Repressed memories and writers block
Oddly enough, I absolutely dread writing. Does anyone else get this? “Oh, I love to read and write, I wanna be a writer one day, etc, etc” but when it comes time for you to actually sit down and write something it scares you shitless. Perhaps it is only me, but I do recall reading a short piece written by an editor of National Geographic in a 1977 issue. He wrote that every author should have a cluttered house, that needed to be swept and cleaned, and have the roof fixed and the gutters repaired. That way, they would always have something to procrastinate that big writing assignment they had to finish, instead of having a neat tidy home with no obstacles between them and the chore of writing. The article even had a little cartoon that was quite funny. It made me feel better hearing those things from a National Geographic editor, so that does mean I am not the only one who both loves/hates writing, but I still feel silly for it. Which leads me to the conclusion that I must have some sort of dark repressed memory attached to writing, and it is that memory that is pushing me away from the chore of writing. Hmm…let me open the back door of my mind and see what I’ve got back there….
Oh god…no…NO! AHHHHH!!! MAKE IT STOP! NOOOOOOOOOOOOO!!!!!!!!!!!!!!! I CAN’T SEE ANYMORE, MAKE IT STOP, MAKE IT STOP!

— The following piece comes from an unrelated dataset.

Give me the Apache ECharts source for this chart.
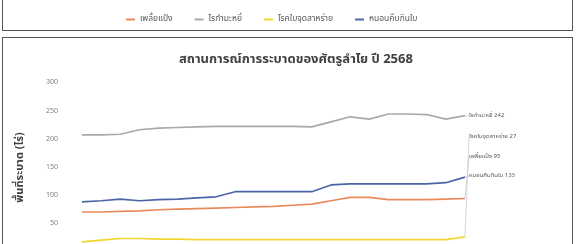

Whew…Okay, turns out I have many bad memories attached to writing, most of them relating to college, critical ex-girlfriends, and reading a draft written by a classmate and you suddenly realize your writing is shit and they are a god of the English language and will one day get a movie deal while you piddle away at a shitty blog.
Yeah…writing is not a game for pansies, there is much suffering.
Well that is my post for the week, I am starting to consider renaming this blog “The random musings of an angry drunk” but there may still be hope for me.